'''
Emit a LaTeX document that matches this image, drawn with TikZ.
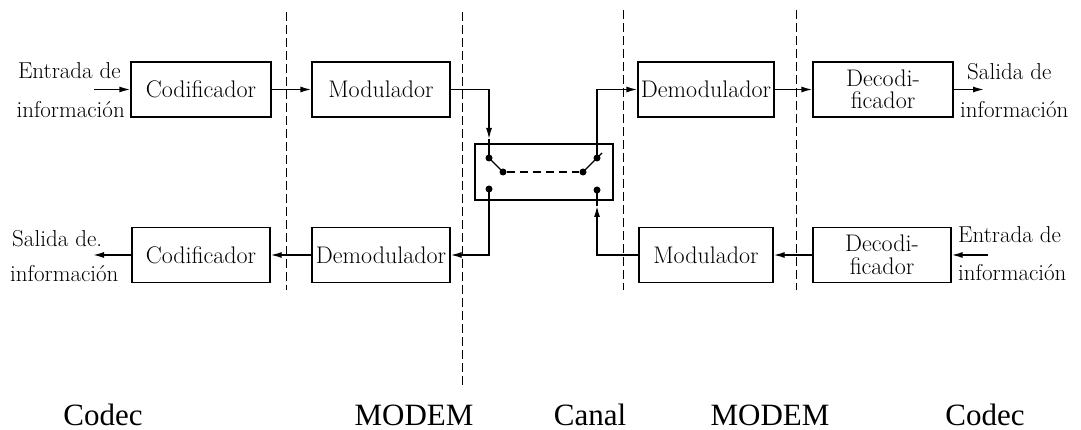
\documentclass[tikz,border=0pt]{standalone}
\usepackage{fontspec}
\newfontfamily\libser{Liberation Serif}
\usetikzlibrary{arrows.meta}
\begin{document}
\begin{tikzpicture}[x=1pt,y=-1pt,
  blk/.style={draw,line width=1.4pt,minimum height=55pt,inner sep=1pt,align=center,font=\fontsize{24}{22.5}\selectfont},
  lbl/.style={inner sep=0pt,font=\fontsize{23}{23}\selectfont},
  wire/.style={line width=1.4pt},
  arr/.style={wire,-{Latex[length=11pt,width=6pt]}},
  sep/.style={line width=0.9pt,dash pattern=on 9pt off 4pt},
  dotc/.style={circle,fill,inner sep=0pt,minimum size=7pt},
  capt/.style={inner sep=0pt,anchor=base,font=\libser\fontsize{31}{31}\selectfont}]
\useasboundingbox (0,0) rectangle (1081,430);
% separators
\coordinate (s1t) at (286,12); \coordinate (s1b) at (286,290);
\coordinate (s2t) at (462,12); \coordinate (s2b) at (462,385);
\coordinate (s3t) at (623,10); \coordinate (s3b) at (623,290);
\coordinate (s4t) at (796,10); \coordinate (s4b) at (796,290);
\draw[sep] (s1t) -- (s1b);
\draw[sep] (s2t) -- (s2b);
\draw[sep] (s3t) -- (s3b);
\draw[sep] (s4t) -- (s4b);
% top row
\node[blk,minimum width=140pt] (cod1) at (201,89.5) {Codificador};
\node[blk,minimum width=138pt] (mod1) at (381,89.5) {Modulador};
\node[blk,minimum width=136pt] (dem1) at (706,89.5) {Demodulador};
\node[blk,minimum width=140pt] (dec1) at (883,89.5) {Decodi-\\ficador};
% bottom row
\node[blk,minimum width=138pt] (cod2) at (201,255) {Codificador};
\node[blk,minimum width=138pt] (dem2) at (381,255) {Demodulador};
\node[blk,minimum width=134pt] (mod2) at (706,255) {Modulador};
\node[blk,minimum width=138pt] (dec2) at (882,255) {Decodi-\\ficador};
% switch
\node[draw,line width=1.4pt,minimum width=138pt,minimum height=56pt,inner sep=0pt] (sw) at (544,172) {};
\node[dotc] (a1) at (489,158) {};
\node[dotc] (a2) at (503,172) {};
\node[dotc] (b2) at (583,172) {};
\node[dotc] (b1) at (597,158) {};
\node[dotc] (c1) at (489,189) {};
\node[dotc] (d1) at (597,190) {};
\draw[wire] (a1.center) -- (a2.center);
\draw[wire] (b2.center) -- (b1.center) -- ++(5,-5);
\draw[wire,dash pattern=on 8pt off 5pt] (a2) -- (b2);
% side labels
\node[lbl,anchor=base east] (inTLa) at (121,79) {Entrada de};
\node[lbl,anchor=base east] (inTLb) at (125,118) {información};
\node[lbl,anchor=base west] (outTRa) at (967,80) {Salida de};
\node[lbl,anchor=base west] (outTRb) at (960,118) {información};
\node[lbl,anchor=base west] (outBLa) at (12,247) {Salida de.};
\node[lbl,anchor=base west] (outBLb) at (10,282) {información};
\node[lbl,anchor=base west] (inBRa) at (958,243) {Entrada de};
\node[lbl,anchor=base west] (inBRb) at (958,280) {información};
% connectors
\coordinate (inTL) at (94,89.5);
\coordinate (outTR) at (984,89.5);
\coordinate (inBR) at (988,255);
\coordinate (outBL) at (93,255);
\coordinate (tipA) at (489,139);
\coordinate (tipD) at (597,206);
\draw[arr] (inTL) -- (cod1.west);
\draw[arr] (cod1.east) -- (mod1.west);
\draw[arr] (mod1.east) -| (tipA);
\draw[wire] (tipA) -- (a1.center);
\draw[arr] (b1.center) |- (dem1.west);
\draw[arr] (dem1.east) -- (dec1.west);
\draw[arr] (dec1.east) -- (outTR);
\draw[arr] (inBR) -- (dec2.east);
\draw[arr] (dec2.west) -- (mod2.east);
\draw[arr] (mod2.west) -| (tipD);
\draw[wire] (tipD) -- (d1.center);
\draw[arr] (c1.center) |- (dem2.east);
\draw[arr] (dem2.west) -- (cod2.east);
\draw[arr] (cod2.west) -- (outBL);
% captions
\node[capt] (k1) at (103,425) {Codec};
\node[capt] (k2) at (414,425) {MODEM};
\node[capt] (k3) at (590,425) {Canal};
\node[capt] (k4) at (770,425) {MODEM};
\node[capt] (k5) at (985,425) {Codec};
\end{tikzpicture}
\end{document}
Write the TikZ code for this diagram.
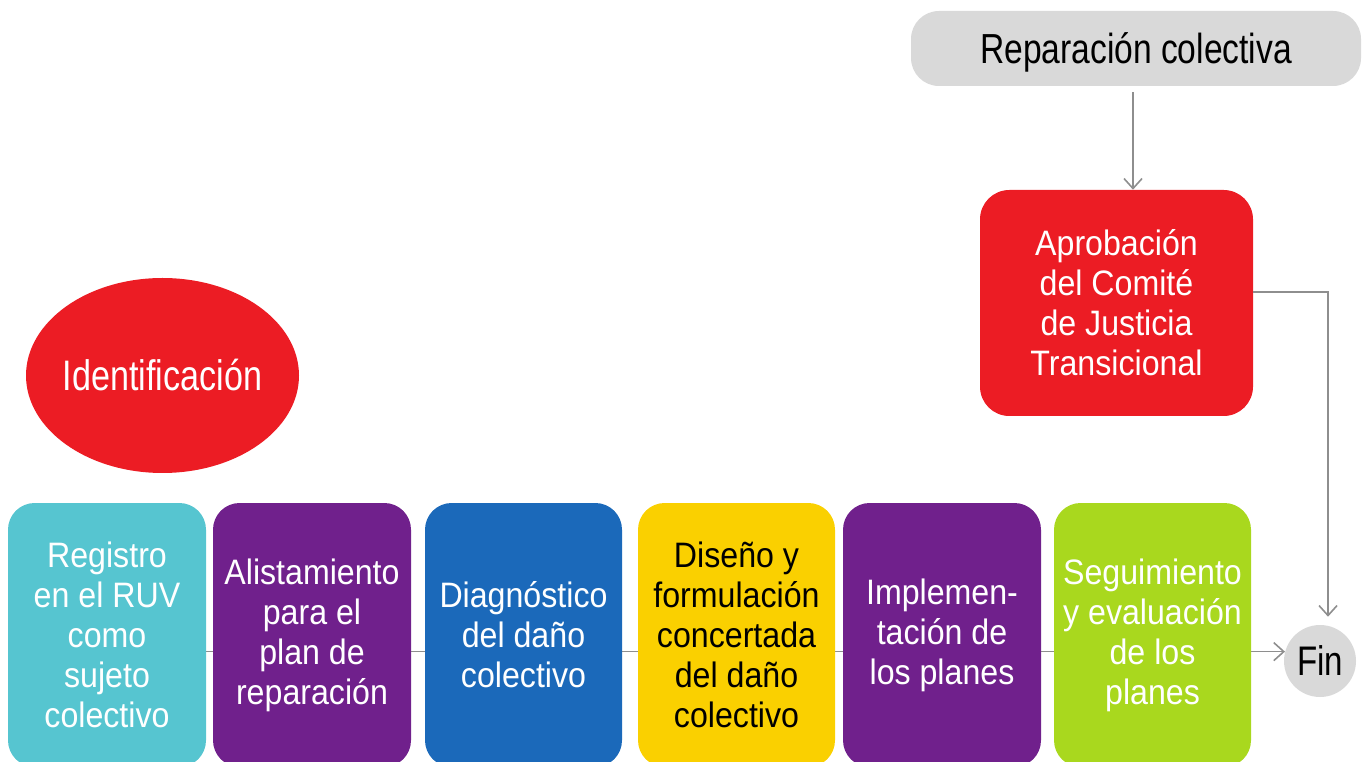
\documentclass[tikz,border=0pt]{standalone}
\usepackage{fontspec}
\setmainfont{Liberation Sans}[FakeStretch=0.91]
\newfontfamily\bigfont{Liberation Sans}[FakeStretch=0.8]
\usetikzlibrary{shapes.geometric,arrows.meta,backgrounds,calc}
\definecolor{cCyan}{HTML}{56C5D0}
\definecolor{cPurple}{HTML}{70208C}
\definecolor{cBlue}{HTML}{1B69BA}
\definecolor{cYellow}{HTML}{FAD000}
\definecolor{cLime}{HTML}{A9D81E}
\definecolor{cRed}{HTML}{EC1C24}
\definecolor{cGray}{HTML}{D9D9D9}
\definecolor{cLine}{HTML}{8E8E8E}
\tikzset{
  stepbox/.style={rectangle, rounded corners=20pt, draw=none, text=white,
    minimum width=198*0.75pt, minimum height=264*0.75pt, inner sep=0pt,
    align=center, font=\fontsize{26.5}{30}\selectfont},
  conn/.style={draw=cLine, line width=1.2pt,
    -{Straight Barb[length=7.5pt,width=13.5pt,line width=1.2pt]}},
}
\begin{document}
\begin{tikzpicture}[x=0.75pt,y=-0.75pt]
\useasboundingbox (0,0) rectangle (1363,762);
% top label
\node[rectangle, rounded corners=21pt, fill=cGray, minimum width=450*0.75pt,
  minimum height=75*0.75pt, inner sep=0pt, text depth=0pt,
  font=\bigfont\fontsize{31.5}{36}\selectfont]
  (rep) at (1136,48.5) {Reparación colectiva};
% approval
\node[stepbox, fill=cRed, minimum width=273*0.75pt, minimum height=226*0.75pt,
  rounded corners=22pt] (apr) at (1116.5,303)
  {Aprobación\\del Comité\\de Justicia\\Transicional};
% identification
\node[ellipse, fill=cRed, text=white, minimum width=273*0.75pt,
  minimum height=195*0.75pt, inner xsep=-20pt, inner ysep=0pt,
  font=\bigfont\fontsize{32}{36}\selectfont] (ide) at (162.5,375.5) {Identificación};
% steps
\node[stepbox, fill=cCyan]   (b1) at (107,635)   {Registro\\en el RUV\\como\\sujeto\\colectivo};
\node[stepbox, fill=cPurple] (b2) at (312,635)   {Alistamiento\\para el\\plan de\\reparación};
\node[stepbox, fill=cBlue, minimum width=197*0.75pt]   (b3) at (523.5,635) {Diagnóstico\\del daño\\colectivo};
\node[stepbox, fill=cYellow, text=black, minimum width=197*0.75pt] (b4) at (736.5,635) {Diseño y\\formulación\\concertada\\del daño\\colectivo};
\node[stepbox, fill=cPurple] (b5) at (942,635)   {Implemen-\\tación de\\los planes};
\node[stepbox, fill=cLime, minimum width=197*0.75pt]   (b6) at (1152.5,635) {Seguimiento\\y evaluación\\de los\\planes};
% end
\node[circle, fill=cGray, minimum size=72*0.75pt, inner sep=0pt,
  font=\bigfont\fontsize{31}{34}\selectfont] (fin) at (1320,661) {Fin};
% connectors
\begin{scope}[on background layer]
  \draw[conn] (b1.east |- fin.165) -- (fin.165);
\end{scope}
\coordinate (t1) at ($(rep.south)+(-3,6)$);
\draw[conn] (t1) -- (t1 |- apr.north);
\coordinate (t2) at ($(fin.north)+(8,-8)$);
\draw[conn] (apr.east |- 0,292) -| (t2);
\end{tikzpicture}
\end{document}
'''
**What you will do:** Report the number of lines holding the string "this", without any other words.

**Solution to the problem:** 2